- Born: Vancouver, British Columbia, Canada

Academic background
- Alma mater: University of British Columbia

Academic work
- Doctoral students: Christian Catalini
- Notable ideas: Founder of Creative Destruction Lab
- Website: agrawal.ca;

= Ajay Agrawal =

Canadian economist

Ajay K. Agrawal works at the University of Toronto's Rotman School of Management as the Geoffrey Taber Chair in Entrepreneurship and Innovation as well as the Professor of Strategic Management.

Agrawal co-founded NEXT Canada, previously The Next 36 in 2010. He founded the Creative Destruction Lab in 2012 at the University of Toronto. Agrawal is co-founder of an annual conference, held at the University of Toronto, "Machine Learning and the Market for Intelligence." Agrawal is a co-author of the books Power and Prediction: The Disruptive Economics of Artificial Intelligence (released in 2022), and Prediction Machines: The Simple Economics of Artificial Intelligence (released in April 2018).

==Career==
===Rotman School of Management===
In 2003, Agrawal joined the Rotman School of Management at the University of Toronto as an assistant professor.
Agrawal is the Academic Director of the Centre for Innovation and Entrepreneurship at Rotman School of Management.

===NEXT Canada===
In 2010, Agrawal co-founded and became the Academic Director of The Next 36, now part of NEXT Canada.

===Creative Destruction Lab===
Agrawal is Founder of the Creative Destruction Lab at the University of Toronto. The Lab was founded in 2012 as a seed-stage program for science-based companies. The program has five locations in Canada including Vancouver (UBC Sauder School of Business), Calgary (Haskayne School of Business), Montreal (HEC Montréal), and Halifax, Nova Scotia (Rowe School of Business). It has three locations in the United States at the University of Washington, the Georgia Institute of Technology, and the University of Wisconsin, Madison.

In 2015, the Toronto Lab added a machine learning and artificial intelligence (AI) stream. In 2017, the CDL launched a program focused on quantum machine learning.

===Machine Learning and the Market for Intelligence===
Agrawal is the conference co-chair of 'Machine Learning and the Market for Intelligence' with Shivon Zilis. Its third edition was held in October 2017 at the University of Toronto.

===Kindred===
Agrawal is co-founder of Kindred.
The MIT Technology Review listed Kindred as one of the 50 Smartest Companies of 2017.

==Publications==
Agrawal has been published in the Harvard Business Review several times. as well as the Oxford University Press.

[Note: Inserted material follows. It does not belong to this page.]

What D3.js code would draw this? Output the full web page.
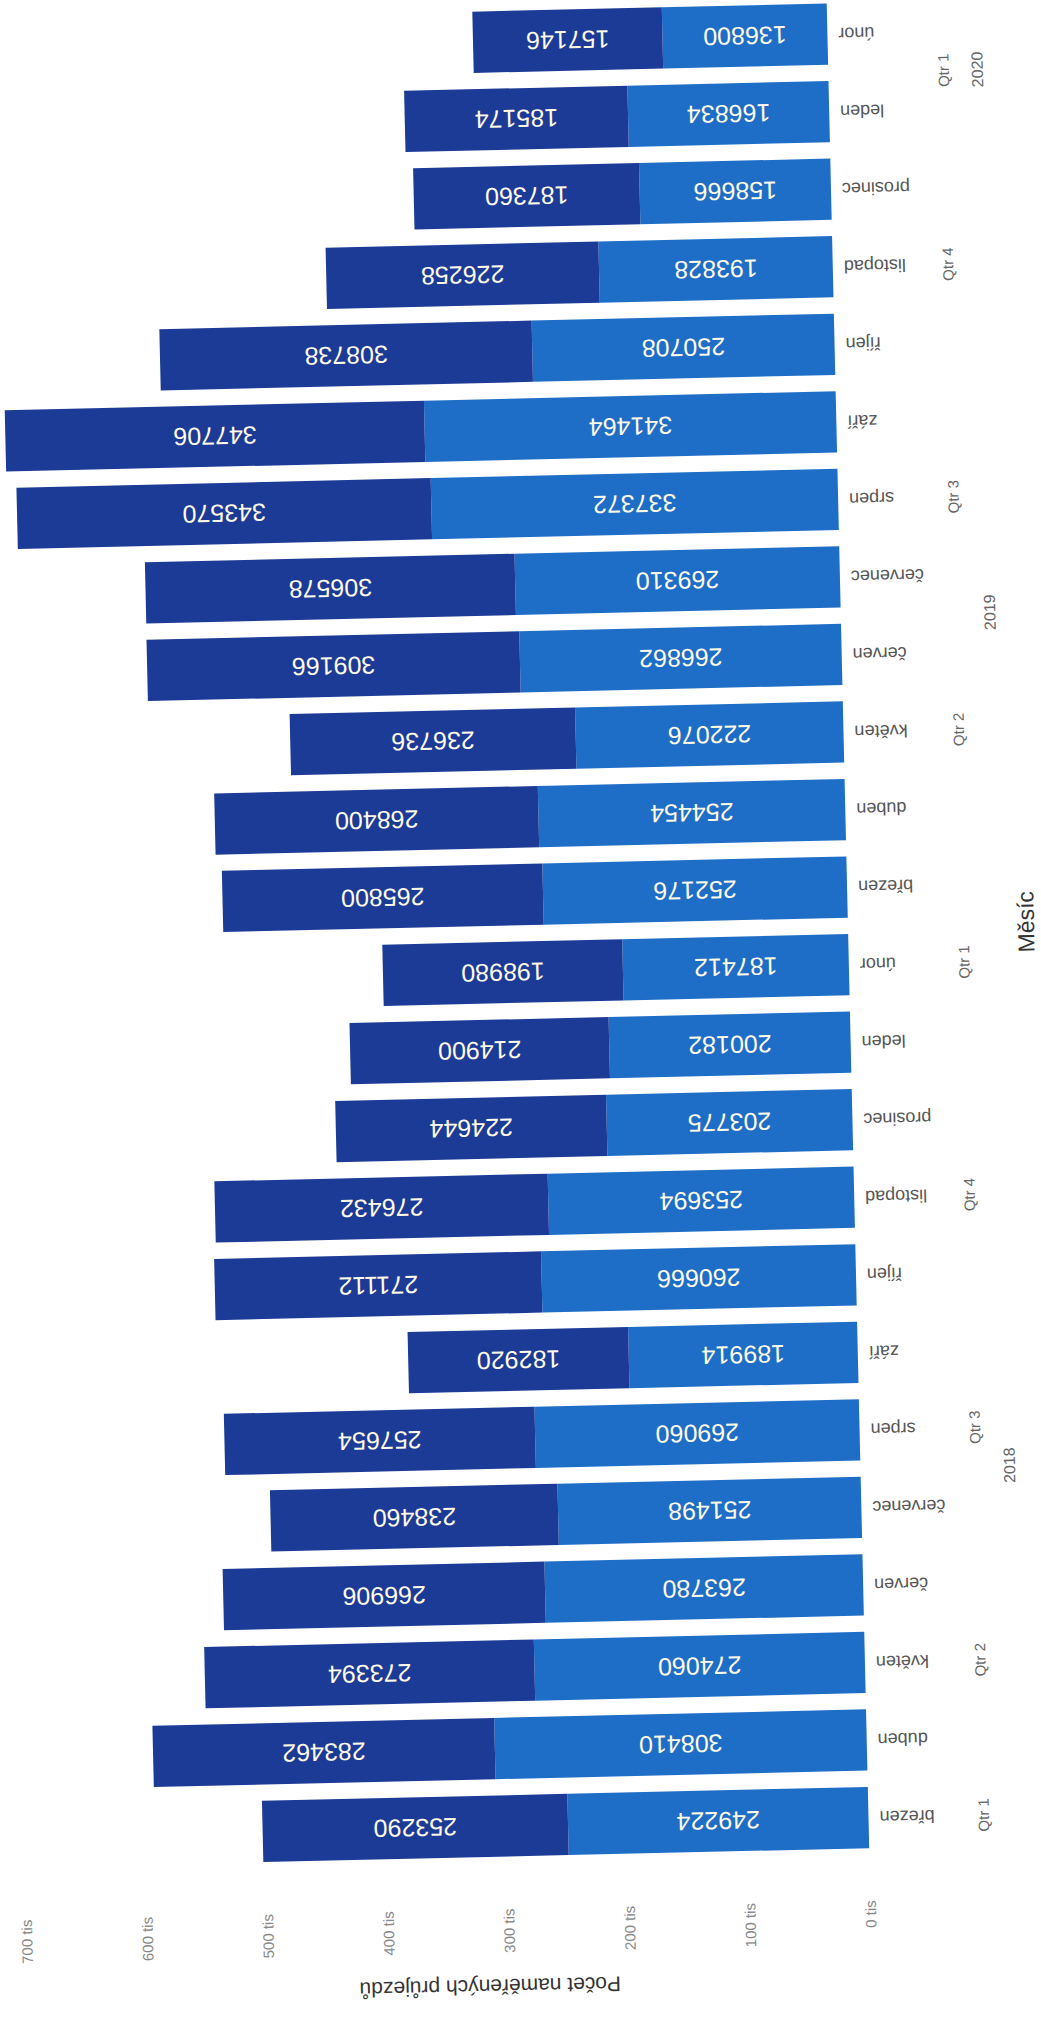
<!DOCTYPE html>
<html>
<head>
<meta charset="utf-8">
<script src="https://cdn.jsdelivr.net/npm/d3@7/dist/d3.min.js"></script>
<style>
  body { margin: 0; background: #fff; }
  text { font-family: "Liberation Sans", Arial, sans-serif; }
</style>
</head>
<body>
<div id="chart"></div>
<script>
// Months in order, with their quarter and year (hierarchical x axis).
var months = ["březen","duben","květen","červen","červenec","srpen","září","říjen","listopad","prosinec",
              "leden","únor","březen","duben","květen","červen","červenec","srpen","září","říjen","listopad","prosinec",
              "leden","únor"];
var quarters = ["Qtr 1","Qtr 2","Qtr 2","Qtr 2","Qtr 3","Qtr 3","Qtr 3","Qtr 4","Qtr 4","Qtr 4",
                "Qtr 1","Qtr 1","Qtr 1","Qtr 2","Qtr 2","Qtr 2","Qtr 3","Qtr 3","Qtr 3","Qtr 4","Qtr 4","Qtr 4",
                "Qtr 1","Qtr 1"];
var years = ["2018","2018","2018","2018","2018","2018","2018","2018","2018","2018",
             "2019","2019","2019","2019","2019","2019","2019","2019","2019","2019","2019","2019",
             "2020","2020"];

// lower (light) and upper (dark) segments
var lowerValues = [249224,308410,274060,263780,251498,269060,189914,260666,253694,203775,
                   200182,187412,252176,254454,222076,266862,269310,337372,341464,250708,193828,158666,
                   166834,136800];
var upperValues = [253290,283462,273394,266906,238460,257654,182920,271112,276432,224644,
                   214900,198980,265800,268400,236736,309166,306578,343570,347706,308738,226258,187360,
                   185174,157146];

var yTicks = [0,100000,200000,300000,400000,500000,600000,700000];

var colors = ["#1e6ec8", "#1c3b97"];

var width = 1041, height = 2022;
var step = 77.56, n = months.length;

var svg = d3.select("#chart").append("svg")
    .attr("width", width)
    .attr("height", height);

// the chart was scanned turned on its side, a little crooked
var g = svg.append("g")
    .attr("transform", "translate(869.4,1856.3) rotate(-91.32)");

var x = d3.scaleBand().domain(d3.range(n)).range([0, step * n])
    .paddingInner(0.21).paddingOuter(0.105);
var y = d3.scaleLinear().domain([0, 700000]).range([0, -844.2]);

var table = months.map(function(m, i) { return {i: i, a: lowerValues[i], b: upperValues[i]}; });
var series = d3.stack().keys(["a","b"])(table);

var layer = g.selectAll(".layer")
    .data(series)
  .enter().append("g")
    .attr("class", "layer")
    .attr("fill", function(d, k) { return colors[k]; });

layer.selectAll("rect")
    .data(function(d) { return d; })
  .enter().append("rect")
    .attr("x", function(d) { return x(d.data.i); })
    .attr("width", x.bandwidth())
    .attr("y", function(d) { return y(d[1]); })
    .attr("height", function(d) { return y(d[0]) - y(d[1]); });

// data labels inside the segments
layer.selectAll("text")
    .data(function(d) { return d.map(function(p) { p.key = d.key; return p; }); })
  .enter().append("text")
    .attr("transform", function(d) {
      var cx = x(d.data.i) + x.bandwidth() / 2, cy = (y(d[0]) + y(d[1])) / 2;
      return "translate(" + cx + "," + cy + ") rotate(-90)";
    })
    .attr("text-anchor", "middle")
    .attr("dominant-baseline", "central")
    .attr("fill", "#fffbe6")
    .style("font-size", "25px")
    .text(function(d) { return d.data[d.key]; });

// month labels
g.selectAll(".month")
    .data(months)
  .enter().append("text")
    .attr("class", "month")
    .attr("transform", function(d, i) {
      return "translate(" + (x(i) + x.bandwidth() / 2) + ",11) rotate(-90)";
    })
    .attr("text-anchor", "end")
    .attr("dominant-baseline", "central")
    .attr("fill", "#555")
    .style("font-size", "18px")
    .text(function(d) { return d; });

// group consecutive equal labels (quarters, years)
function runs(arr) {
  var out = [];
  arr.forEach(function(v, i) {
    var last = out[out.length - 1];
    if (last && last.label === v && last.end === i - 1 && (arr !== quarters || years[i] === years[last.start])) last.end = i;
    else out.push({label: v, start: i, end: i});
  });
  return out;
}
function runCenter(r) {
  return (x(r.start) + x(r.end) + x.bandwidth()) / 2;
}

g.selectAll(".qtr")
    .data(runs(quarters))
  .enter().append("text")
    .attr("class", "qtr")
    .attr("x", runCenter)
    .attr("y", 115)
    .attr("text-anchor", "middle")
    .attr("dominant-baseline", "central")
    .attr("fill", "#666")
    .style("font-size", "15px")
    .text(function(d) { return d.label; });

g.selectAll(".year")
    .data(runs(years))
  .enter().append("text")
    .attr("class", "year")
    .attr("x", runCenter)
    .attr("y", 149)
    .attr("text-anchor", "middle")
    .attr("dominant-baseline", "central")
    .attr("fill", "#666")
    .style("font-size", "16px")
    .text(function(d) { return d.label; });

// x axis title
g.append("text")
    .attr("x", step * n / 2)
    .attr("y", 178)
    .attr("text-anchor", "middle")
    .attr("dominant-baseline", "central")
    .attr("fill", "#333")
    .style("font-size", "23px")
    .text("Měsíc");

// value axis tick labels
g.selectAll(".tick")
    .data(yTicks)
  .enter().append("text")
    .attr("class", "tick")
    .attr("x", -44)
    .attr("y", function(d) { return y(d); })
    .attr("text-anchor", "end")
    .attr("dominant-baseline", "central")
    .attr("fill", "#888")
    .style("font-size", "15px")
    .text(function(d) { return (d / 1000) + " tis"; });

// value axis title
g.append("text")
    .attr("transform", "translate(-122,-382) rotate(-90)")
    .attr("text-anchor", "middle")
    .attr("dominant-baseline", "central")
    .attr("fill", "#333")
    .style("font-size", "21px")
    .text("Počet naměřených průjezdů");
</script>
</body>
</html>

According to Google Scholar, Agrawal has been cited 16457 times.
According to Social Science Research Network he has 42 scholarly papers.

Agrawal is co-author of the book Power and Prediction: The Disruptive Economics of Artificial Intelligence, with Joshua Gans and Avi Goldfarb. The book was released in November 2022 by the Harvard Business Review.

Agrawal is co-author of the book Prediction Machines: The Simple Economics of Artificial Intelligence with Joshua Gans and Avi Goldfarb. The book was released in April 2018 by the Harvard Business Review.

==Awards and honours==
Agrawal received the President's Impact Award at the University of Toronto in 2023.

Agrawal was appointed to the Order of Canada in June 2022.

Agrawal has been awarded Professor of the Year seven times by MBA classes at the Rotman School of Management, the Martin-Lang Award for Excellence in Teaching, and the Distinguished Scholarly Contribution Award in 2017.

Agrawal was included in the 'Power 50' list of most influential Canadians to watch in business in The Globe and Mail's Report on Business Magazine.

His co-founded company, Kindred AI, was featured at number 29 on MIT Technology Review's 2017 list of smartest companies in the world. Kindred Systems was acquired by the UK grocer Ocado in 2020.